Ensign Kazuo Sakamaki, the Japanese midget submarine commander who was captured as POW no. 1 when his sub ran aground on Oahu on December 7, said, “Your honorable ‘have’ country placed an economic blockade on the ‘have not’ country” (Day of Deceit, ebook location 6714). What insight! No surprise, however, because the Japanese are far more aware of their paucity of natural resources than Americans.
The first step in understanding WWII is to recognize that history is a stream and WWII was a continuation of the unfinished business of WWI tragically enhanced by the vindictive Treaty of Versailles. History is about achieving understanding, not just cheering for “our team.” After its WWI experience the American public wanted nothing to do with another European conflagration. Roosevelt knew he could not convince the people to the contrary and ran as a peace candidate in 1940, that is, he lied and lied and lied some more. Meanwhile, German forces could not get across the English Channel much less cross the Atlantic ocean to conquer America.

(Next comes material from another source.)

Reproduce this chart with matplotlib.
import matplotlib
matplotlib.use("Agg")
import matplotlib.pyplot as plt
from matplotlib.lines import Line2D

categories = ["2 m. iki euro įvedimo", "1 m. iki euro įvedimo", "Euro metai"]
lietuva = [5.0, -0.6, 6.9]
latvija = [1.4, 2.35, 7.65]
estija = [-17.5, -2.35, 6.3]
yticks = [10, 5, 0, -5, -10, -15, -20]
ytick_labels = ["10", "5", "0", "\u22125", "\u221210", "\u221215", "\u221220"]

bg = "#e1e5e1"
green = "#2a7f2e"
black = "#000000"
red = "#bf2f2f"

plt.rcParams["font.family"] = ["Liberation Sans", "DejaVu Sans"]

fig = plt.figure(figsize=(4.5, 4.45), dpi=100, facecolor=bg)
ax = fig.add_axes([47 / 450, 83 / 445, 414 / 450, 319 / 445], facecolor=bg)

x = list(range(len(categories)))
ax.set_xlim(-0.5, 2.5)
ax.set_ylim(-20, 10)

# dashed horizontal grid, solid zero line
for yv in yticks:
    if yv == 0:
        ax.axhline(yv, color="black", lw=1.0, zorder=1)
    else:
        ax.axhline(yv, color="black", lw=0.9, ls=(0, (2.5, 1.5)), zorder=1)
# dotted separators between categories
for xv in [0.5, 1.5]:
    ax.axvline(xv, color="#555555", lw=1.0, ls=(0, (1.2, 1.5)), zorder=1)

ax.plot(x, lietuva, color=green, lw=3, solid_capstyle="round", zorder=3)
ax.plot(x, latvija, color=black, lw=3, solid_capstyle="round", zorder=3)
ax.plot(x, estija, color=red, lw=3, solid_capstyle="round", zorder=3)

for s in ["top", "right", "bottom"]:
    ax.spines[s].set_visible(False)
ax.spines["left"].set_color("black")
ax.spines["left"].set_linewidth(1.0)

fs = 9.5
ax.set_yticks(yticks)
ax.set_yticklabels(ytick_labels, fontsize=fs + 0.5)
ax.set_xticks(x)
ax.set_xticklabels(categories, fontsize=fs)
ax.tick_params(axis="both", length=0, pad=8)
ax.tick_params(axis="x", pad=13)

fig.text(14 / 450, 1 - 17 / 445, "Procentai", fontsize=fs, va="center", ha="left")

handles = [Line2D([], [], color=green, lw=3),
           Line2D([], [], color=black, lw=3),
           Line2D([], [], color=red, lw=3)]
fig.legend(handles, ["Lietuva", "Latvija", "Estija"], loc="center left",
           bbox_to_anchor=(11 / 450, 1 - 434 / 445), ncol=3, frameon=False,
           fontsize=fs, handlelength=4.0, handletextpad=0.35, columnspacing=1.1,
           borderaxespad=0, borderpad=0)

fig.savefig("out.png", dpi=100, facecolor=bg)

The founders put the war power in Congress (Article I, section 8), not in a power-mad executive who arranges an attack on the very country he was sworn to protect and then goes before Congress to get a declaration of war based on fraud. No matter how noble the end, it does not justify the use of vile means. The real end is the use of proper means. The evidence proves FDR was a vile user of vile means.